▸ **YOUR GOAL**:
Return only the lines from the top of the data down to the one that holds "from bokeh.resources import INLINE", both included, without any pictures.

=====

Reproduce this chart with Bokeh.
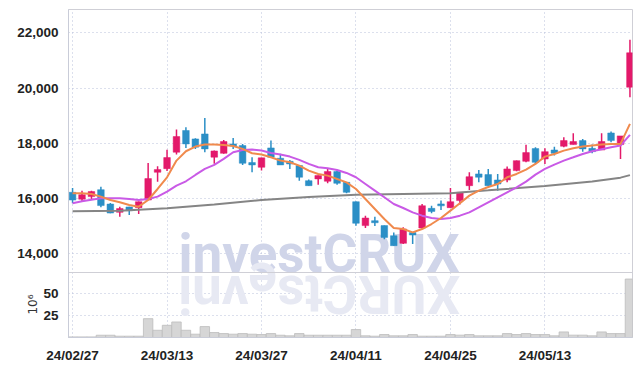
import math
from bokeh.plotting import figure
from bokeh.models import (Range1d, FixedTicker, ColumnDataSource, Label, Span)
from bokeh.embed import file_html
from bokeh.resources import INLINE

# ---------------- data ----------------
opens  = [16230, 15980, 16075, 16325, 15805, 15505, 15700, 15675, 15950, 16955,
          17085, 17680, 18465, 18160, 18340, 17500, 17640, 17980, 17920, 17305,
          17135, 17835, 17460, 17350, 17195, 16650, 16715, 16630, 16980, 16590,
          15890, 15025, 15205, 15025, 14660, 14385, 14780, 14940, 15650, 15810,
          15675, 15930, 16470, 16895, 16870, 16675, 16675, 17015, 17350, 17810,
          17435, 17760, 17895, 17955, 18100, 17820, 17760, 18375, 17955, 20030]
closes = [15950, 16145, 16255, 15750, 15480, 15640, 15565, 15890, 16725, 17050,
          17485, 18245, 17980, 17860, 17800, 17725, 18065, 17905, 17280, 17220,
          17475, 17500, 17220, 17255, 16775, 16470, 16835, 16980, 16555, 16230,
          15110, 15300, 15130, 14600, 14300, 14905, 14685, 15745, 15540, 15740,
          15890, 16230, 16795, 16775, 16470, 16530, 17075, 17375, 17665, 17315,
          17700, 17640, 18100, 18065, 17800, 17700, 18065, 18100, 18270, 21275]
highs  = [16390, 16290, 16290, 16435, 15840, 15710, 15710, 15900, 17290, 17170,
          17765, 18500, 18585, 18180, 18920, 17740, 18125, 18195, 17980, 17500,
          17475, 18100, 17620, 17400, 17195, 16690, 16835, 17075, 17015, 16600,
          15900, 15385, 15350, 15025, 14780, 14965, 14780, 15810, 15745, 15930,
          16390, 16230, 16955, 17040, 17075, 16895, 17160, 17380, 17945, 17860,
          17820, 17880, 18220, 18365, 18160, 17955, 18365, 18425, 18270, 21745]
lows   = [15830, 15900, 15975, 15690, 15470, 15350, 15410, 15445, 15950, 16615,
          17000, 17595, 17835, 17800, 17680, 17260, 17620, 17800, 17220, 16955,
          17015, 17500, 17220, 17075, 16650, 16470, 16505, 16555, 16505, 16200,
          15020, 14940, 15010, 14530, 14300, 14360, 14360, 14905, 15470, 15590,
          15675, 15785, 16315, 16590, 16470, 16290, 16590, 16990, 17315, 17255,
          17255, 17560, 17860, 17955, 17700, 17640, 17760, 18040, 17435, 19670]
volumes = [0.7, 0.7, 0.7, 2.6, 2.6, 1.5, 1.5, 1.5, 21.6, 8.3,
           14.0, 17.8, 8.3, 3.8, 12.5, 5.7, 4.5, 3.8, 4.5, 3.8,
           3.4, 4.5, 2.6, 1.9, 4.5, 2.6, 2.6, 2.6, 2.6, 2.6,
           9.1, 1.9, 1.5, 3.4, 1.9, 1.9, 3.4, 1.5, 1.5, 1.5,
           3.4, 2.7, 3.4, 1.9, 1.9, 1.9, 4.5, 3.4, 4.5, 3.4,
           3.4, 1.9, 6.4, 2.7, 2.7, 1.9, 6.4, 4.5, 4.5, 67.0]
ma_short = [16194, 16194, 16170, 16073, 15952, 15868, 15771, 15711, 15952, 16350,
            16773, 17376, 17714, 17883, 17956, 17956, 17944, 17907, 17799, 17642,
            17594, 17497, 17376, 17316, 17195, 17014, 16894, 16833, 16713, 16590,
            16351, 15989, 15627, 15264, 14939, 14902, 14782, 14902, 15083, 15301,
            15566, 15832, 16109, 16290, 16420, 16531, 16772, 16893, 17050, 17255,
            17520, 17617, 17738, 17822, 17883, 17919, 17955, 17979, 17979, 18703]
ma_mid = [15832, 15904, 15964, 16013, 16013, 16013, 15989, 15952, 15989, 16073,
          16254, 16471, 16628, 16857, 17075, 17220, 17437, 17678, 17763, 17775,
          17739, 17654, 17594, 17521, 17401, 17256, 17135, 17099, 17039, 16930,
          16773, 16532, 16290, 16049, 15808, 15663, 15506, 15385, 15301, 15264,
          15301, 15385, 15506, 15687, 15868, 16048, 16229, 16410, 16615, 16868,
          17074, 17231, 17376, 17496, 17617, 17714, 17786, 17858, 17919, 18305]
ma_long_idx = [0, 5, 10, 15, 20, 25, 30, 35, 40, 44, 50, 55, 58, 59]
ma_long = [15545, 15565, 15650, 15790, 15950, 16060, 16140, 16170, 16200, 16300,
           16460, 16620, 16760, 16850]
tick_idx = [0, 10, 20, 30, 40, 50]
tick_labels = ['24/02/27', '24/03/13', '24/03/27', '24/04/11', '24/04/25', '24/05/13']
price_ticks = [14000, 16000, 18000, 20000, 22000]
vol_ticks = [25, 50]
vol_unit_label = "10\u2076"
watermark = "investCRUX"

# ---------------- styles / layout ----------------
UP = "#e3196a"
DOWN = "#2b8fc6"
GRID = "#b9c0da"
AXIS = "#c9ccd8"
TICKFONT = "Liberation Sans"
W, H = 640, 365
FRAME_L, FRAME_W = 68, 564
TOP_PAD, MAIN_H, VOL_H, BOT_PAD = 9, 263, 65, 28
X0, X1 = -0.43, 59.27
P_LO, P_HI = 13330, 22840          # price span of the upper panel
V_HI = 74.5                        # volume span of the lower panel
FRAME_H = MAIN_H + VOL_H
P_BOTTOM = P_HI - FRAME_H / MAIN_H * (P_HI - P_LO)
V_TOP = V_HI * FRAME_H / VOL_H

def px_to_x(px):
    return X0 + (px - FRAME_L) / FRAME_W * (X1 - X0)

def px_to_price(py):
    return P_HI - (py - TOP_PAD) / MAIN_H * (P_HI - P_LO)

def vol_to_price(v):
    return P_BOTTOM + v / V_TOP * (P_HI - P_BOTTOM)

n = len(opens)
idx = list(range(n))
src = ColumnDataSource(dict(
    x=idx, high=highs, low=lows,
    top=[max(o, c) for o, c in zip(opens, closes)],
    bottom=[min(o, c) for o, c in zip(opens, closes)],
    color=[UP if c >= o else DOWN for o, c in zip(opens, closes)],
    vol=volumes, s=ma_short, m=ma_mid,
))

p = figure(width=W, height=H, output_backend="svg", toolbar_location=None,
           x_range=Range1d(X0, X1), y_range=Range1d(P_BOTTOM, P_HI),
           min_border_left=FRAME_L, min_border_right=W - FRAME_L - FRAME_W,
           min_border_top=TOP_PAD, min_border_bottom=BOT_PAD)
p.extra_y_ranges = {"vol": Range1d(0, V_TOP)}
p.background_fill_color = "white"
p.border_fill_color = "white"
p.outline_line_color = "#cfcfd6"

# left axis: price ticks on the upper panel, volume ticks on the lower panel
vt_pos = [vol_to_price(v) for v in vol_ticks]
ya = p.yaxis[0]
ya.ticker = FixedTicker(ticks=price_ticks + vt_pos)
overrides = {t: f"{t:,}" for t in price_ticks}
overrides.update({pos: str(v) for pos, v in zip(vt_pos, vol_ticks)})
ya.major_label_overrides = overrides
xa = p.xaxis[0]
xa.ticker = FixedTicker(ticks=tick_idx)
xa.major_label_overrides = {t: l for t, l in zip(tick_idx, tick_labels)}
for ax, size, standoff in ((ya, "13.5px", 4), (xa, "13.5px", 4)):
    ax.axis_line_color = AXIS
    ax.major_tick_line_color = None
    ax.minor_tick_line_color = None
    ax.major_label_standoff = standoff
    ax.major_label_text_font = TICKFONT
    ax.major_label_text_font_size = size
    ax.major_label_text_font_style = "bold"
    ax.major_label_text_color = "#222222"

for g in (p.xgrid, p.ygrid):
    g.grid_line_color = GRID
    g.grid_line_dash = "1 3"
    g.grid_line_width = 1

# panel separator
p.add_layout(Span(location=P_LO, dimension="width", line_color="#cfcfd6", line_width=1))

# unit label of the volume panel (in the left side panel, so it is not clipped)
p.add_layout(Label(x=px_to_x(32.5), y=px_to_price(304), text=vol_unit_label,
                   text_font="DejaVu Sans", text_font_size="12px",
                   text_color="#333333",
                   text_align="center", text_baseline="middle", angle=math.pi / 2),
             "left")

# watermark and its reflection
wm_font = "Roboto"
wm_size = 53
descent = 12
p.add_layout(Label(x=px_to_x(178), y=px_to_price(272 + descent), text=watermark,
                   text_font=wm_font, text_font_size=f"{wm_size}px", text_font_style="bold",
                   text_color="#d0d5e9", text_align="left",
                   text_baseline="bottom", level="underlay"))
adv = [0.25, 0.55, 0.50, 0.53, 0.51, 0.33, 0.65, 0.63, 0.65, 0.63]
scale = 282 / (sum(adv) * wm_size)
cur = 178.0
for ch, a in zip(watermark, adv):
    w = a * wm_size * scale
    p.add_layout(Label(x=px_to_x(cur + w / 2), y=px_to_price(274 - descent), text=ch,
                       text_font=wm_font, text_font_size=f"{wm_size}px",
                       text_font_style="bold", text_color="#e7e9f3",
                       text_align="center", text_baseline="bottom",
                       angle=math.pi, level="underlay"))
    cur += w

# candles and moving averages
p.segment(x0="x", y0="high", x1="x", y1="low", color="color", line_width=1.5, source=src)
p.vbar(x="x", top="top", bottom="bottom", width=0.7, fill_color="color",
       line_color="color", line_width=0.5, source=src)
p.line(ma_long_idx, ma_long, line_color="#858585", line_width=2)
p.line(x="x", y="m", line_color="#c95ae6", line_width=2, source=src)
p.line(x="x", y="s", line_color="#f08a4d", line_width=2, source=src)

# volume
p.vbar(x="x", top="vol", bottom=0, width=1.0, fill_color="#d6d6d6",
       line_color="#bdbdbd", line_width=0.8, source=src, y_range_name="vol")

open("out.html", "w").write(file_html(p, INLINE))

=====

▸ **FINAL RESULT**:
Reproduce this chart with Bokeh.
import math
from bokeh.plotting import figure
from bokeh.models import (Range1d, FixedTicker, ColumnDataSource, Label, Span)
from bokeh.embed import file_html
from bokeh.resources import INLINE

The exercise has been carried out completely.